Yesterday’s sermon was on Genesis 1:1.  As I introduced the liturgy, I borrowed from these quotations from Lewis and spoke about God’s delight in matter.  The Lord’s Supper is a great “No” to gnosticism.  Contrary to some theologians who seem to think that the Supper is just an aid to our memories and that the real benefits of the Supper come through the ideas in our minds, Jesus tells us simply to do this ritual as His memorial.  And when we do it together, when we eat this physical bread and drink this physical wine together with our physical brothers and sisters, God uses that meal to nourish us on Christ’s real body and blood so that we share together in His life.

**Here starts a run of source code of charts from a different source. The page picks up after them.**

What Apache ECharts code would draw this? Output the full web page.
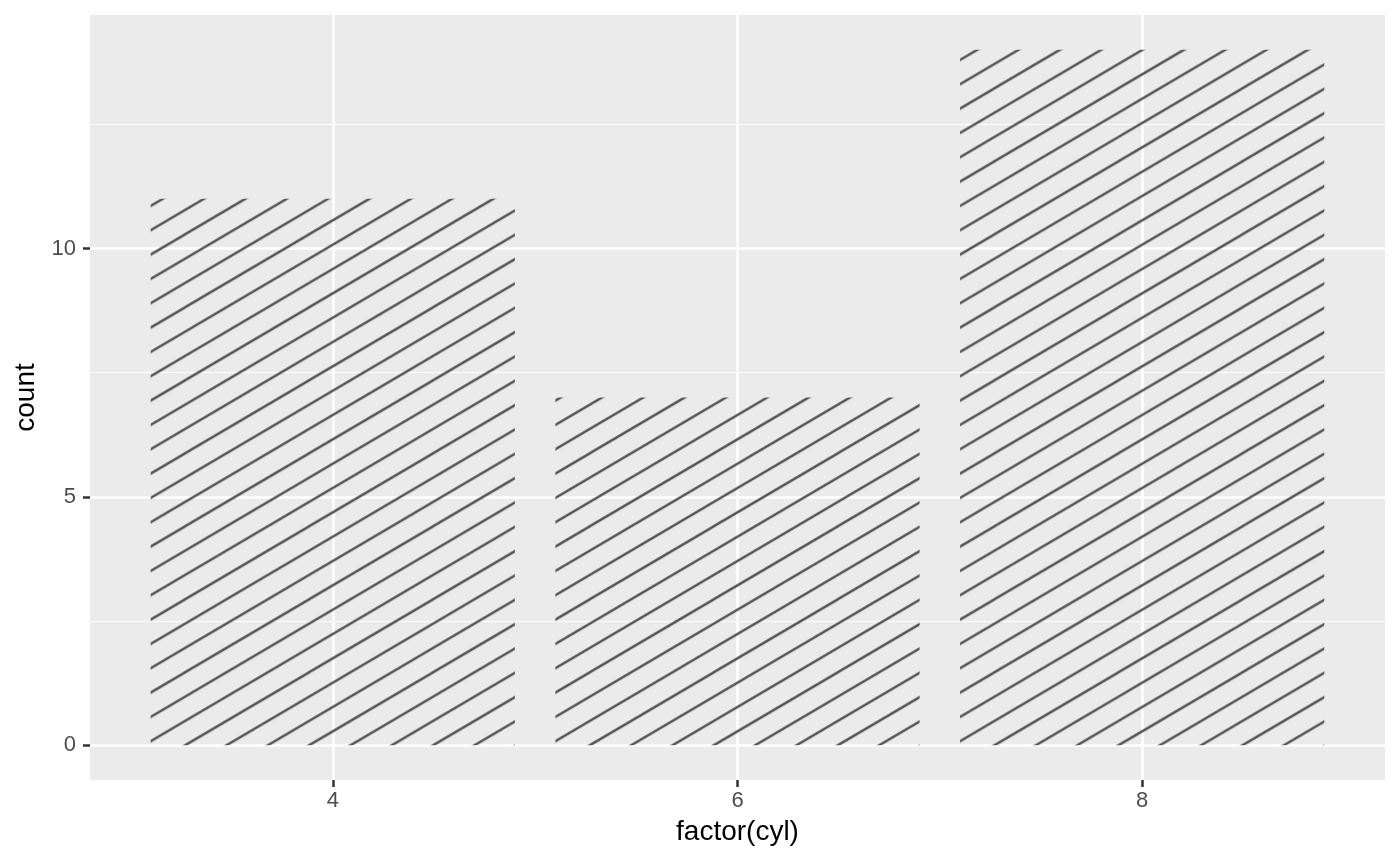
<!DOCTYPE html>
<html>
<head>
<meta charset="utf-8">
<script src="https://cdn.jsdelivr.net/npm/echarts@6/dist/echarts.min.js"></script>
<style>
  html, body { margin: 0; padding: 0; background: #fff; }
  #chart { width: 1400px; height: 866px; }
</style>
</head>
<body>
<div id="chart"></div>
<script>
// data
const cyl = [4, 6, 8]
const counts = [11, 7, 14]
const xTicks = [4, 6, 8]
const yTicks = [0, 5, 10]
const yMinor = [2.5, 7.5, 12.5]

const BAR_W = 0.9 // half width in data units

// stripe tile: 3 parallel lines per tile, slope ~ 0.59
function makeStripeTile() {
  const W = 124, H = 73
  const c = document.createElement('canvas')
  c.width = W; c.height = H
  const ctx = c.getContext('2d')
  ctx.strokeStyle = '#505050'
  ctx.lineWidth = 2.4
  const s = H / W
  for (let k = -2; k <= 8; k++) {
    const ci = k * H / 3
    ctx.beginPath()
    ctx.moveTo(-10, ci + 10 * s)
    ctx.lineTo(W + 10, ci - (W + 10) * s)
    ctx.stroke()
  }
  return c
}
const tile = makeStripeTile()

const chart = echarts.init(document.getElementById('chart'))

const axisFont = { color: '#4d4d4d', fontSize: 22, fontFamily: 'Liberation Sans, Arial, sans-serif' }
const titleFont = { color: '#000', fontSize: 28, fontFamily: 'Liberation Sans, Arial, sans-serif' }

chart.setOption({
  backgroundColor: '#fff',
  animation: false,
  grid: { left: 90, right: 15, top: 15, bottom: 86, show: true, backgroundColor: '#ebebeb', borderWidth: 0 },
  xAxis: {
    type: 'value', min: 2.8, max: 9.2,
    name: 'factor(cyl)', nameLocation: 'middle', nameGap: 38, nameTextStyle: titleFont,
    axisLine: { show: false, onZero: false },
    axisTick: { show: true, length: 7, customValues: xTicks, lineStyle: { color: '#333', width: 2.5 } },
    axisLabel: { customValues: xTicks, margin: 10, ...axisFont },
    splitLine: { show: true, lineStyle: { color: '#fff', width: 2.5 } }
  },
  yAxis: [{
    type: 'value', min: -0.7, max: 14.7,
    name: 'count', nameLocation: 'middle', nameGap: 50, nameTextStyle: titleFont,
    axisLine: { show: false },
    axisTick: { show: true, length: 7, customValues: yTicks, lineStyle: { color: '#333', width: 2.5 } },
    axisLabel: { customValues: yTicks, margin: 14, ...axisFont },
    splitLine: { show: true, lineStyle: { color: '#fff', width: 2.5 } }
  }, {
    type: 'value', min: -0.7, max: 14.7, position: 'left',
    axisLine: { show: false },
    axisTick: { show: false, customValues: yMinor },
    axisLabel: { show: false, customValues: yMinor },
    splitLine: { show: true, lineStyle: { color: '#fff', width: 1.2 } }
  }],
  series: [{
    type: 'custom',
    data: cyl.map((c, i) => [c, counts[i]]),
    renderItem: function (params, api) {
      const x = api.value(0), n = api.value(1)
      const p0 = api.coord([x - BAR_W, 0])
      const p1 = api.coord([x + BAR_W, n])
      return {
        type: 'rect',
        shape: { x: p0[0], y: p1[1], width: p1[0] - p0[0], height: p0[1] - p1[1] },
        style: {
          fill: { image: tile, repeat: 'repeat', x: p0[0] + 34.5, y: p0[1] },
          stroke: null
        }
      }
    }
  }]
})

window.addEventListener('resize', () => chart.resize())
</script>
</body>
</html>
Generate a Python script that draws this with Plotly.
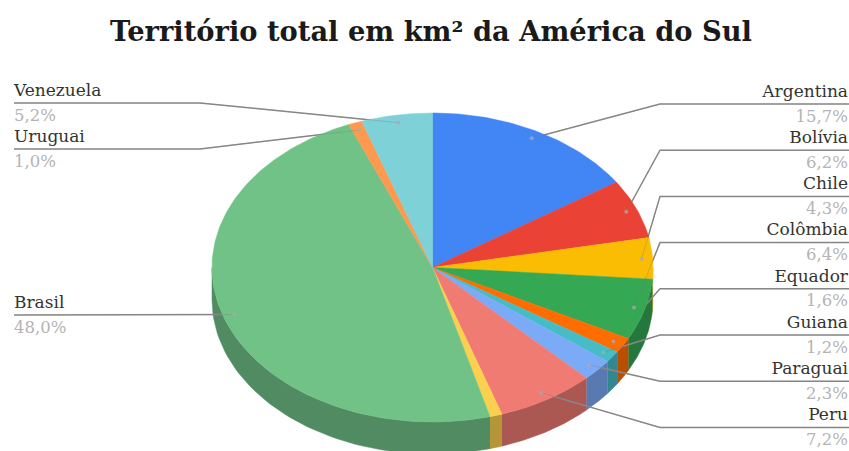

So enjoy it, I told the congregation.  Don’t shut your eyes and concentrate on trying to generate the right ideas in your minds.  Taste the bread.  Feel the burn of the wine on your tongue.  Look at the people around you.  Enjoy this meal.  And in this physical way, God will give you the life of Christ.

I gave thanks for the bread, broke it, and was just getting ready to distribute it, when a voice came from the back of the church — the voice of my daughter, in fact, — and it said: “Mmm… yummy!”

“Yes, Aletheia,” I said.  “You’re right.  “It is yummy.”  And then I passed the bread and we ate together. 

Posted by John Barach @ 4:41 pm | Discuss (2)

2 Responses to “Yesterday”

  1. Andy Packer Says:

    Great quote!

  2. dan glover Says:

    It is easy to see how the current Evangelical “mere memorial” or symbol view of the Supper could have found its beginning in the type of thinking represented by the Puritan quotes you link to. I know of some Evangelicals who honestly believe it is wrong for Christians to be baptized or take the Lord’s Supper (and they do some pretty fancy eisegesis to justify it) since that shows a lack of faith in the spiritual realities taking place that these signs are merely reminders of. “I don’t need a reminder”, one former pastor told me. “Jesus means so much to me I don’t need bread and wine to remind me of his death.” But Jesus said we do need it and commanded us to keep this meal. I know of countless other Evangelicals who would never say as much but who practically treat the Lord’s Supper and Baptism as optional, since in their words, “it is not necessary for salvation”. Individualist, Minimalist, Gnostic Christianity. I’m with Lewis. Please pass the bread.